Moore entered the Irish house of commons in 1798 for Sir Edward Denny’s borough of Tralee and opposed the Union. After his return to Westminster, the Castle noted that he had not taken his seat in March 1801 and labelled him uncertain and inactive, adding ‘never will be in again’. He subsequently took his seat and on 1 June opposed George Ponsonby’s Irish courts regulation bill on behalf of the Irish judiciary, while on 10 June he opposed a proposal to exempt John Beresford from disqualification ex officio as ‘odious to the people of Ireland’. That autumn, at Lord Kilwarden’s instigation, Moore became third serjeant, described by the chief secretary as ‘an office without emolument, and long vacant and unsolicited; now filled by a very respectable lawyer and MP’.1Cornwallis Corresp. iii. 67, 164; PRO 30/9/13, pt. 2; Colchester, i. 290.
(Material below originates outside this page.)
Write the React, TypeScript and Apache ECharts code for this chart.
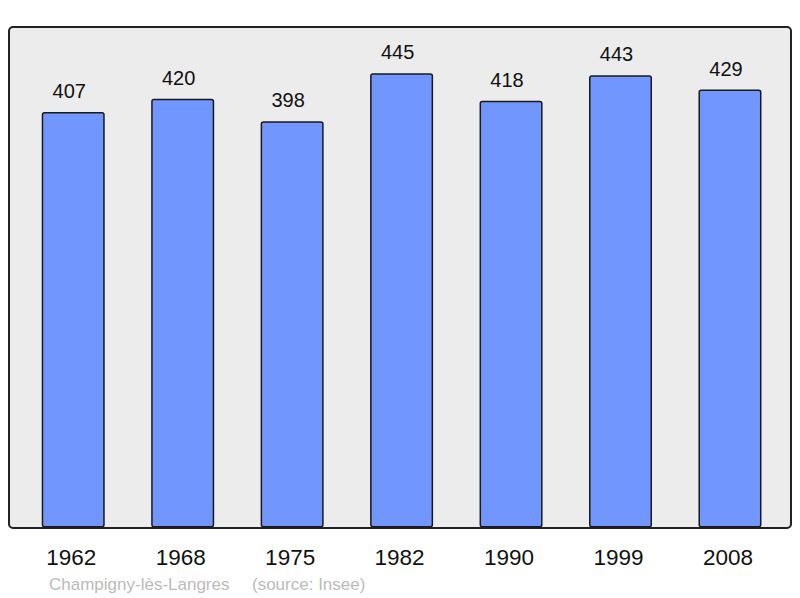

The Castle solicited and obtained Moore’s attendance in the ensuing session, when he again objected to the reform of the Irish courts, 27 Apr. 1802, but was one of the two anti-Unionists who ‘remained firm’ against John Foster’s anti-Union tirade of 7 May. On 3 June he was teller for the Irish controverted elections bill, which he supported in a speech a week later. On 17 June Ewan Law informed his brother in Ireland:
I am extremely happy to observe so much cordiality between your Members and ours; one of the former Mr Serjeant Moore paid the House a very handsome compliment on that head the other day.2Add. 35713, f. 92; PRO 30/12/17/2/30.
Moore did not seek re-election in 1802, but obtained further promotion in his profession and remained a supporter of administration. In 1811, for instance, he approved the viceroy’s suppression of Catholic meetings. He died 6 Jan. 1846, ‘aged 82’.3HMC Bathurst, 157; Gent. Mag. (1846), i. 669.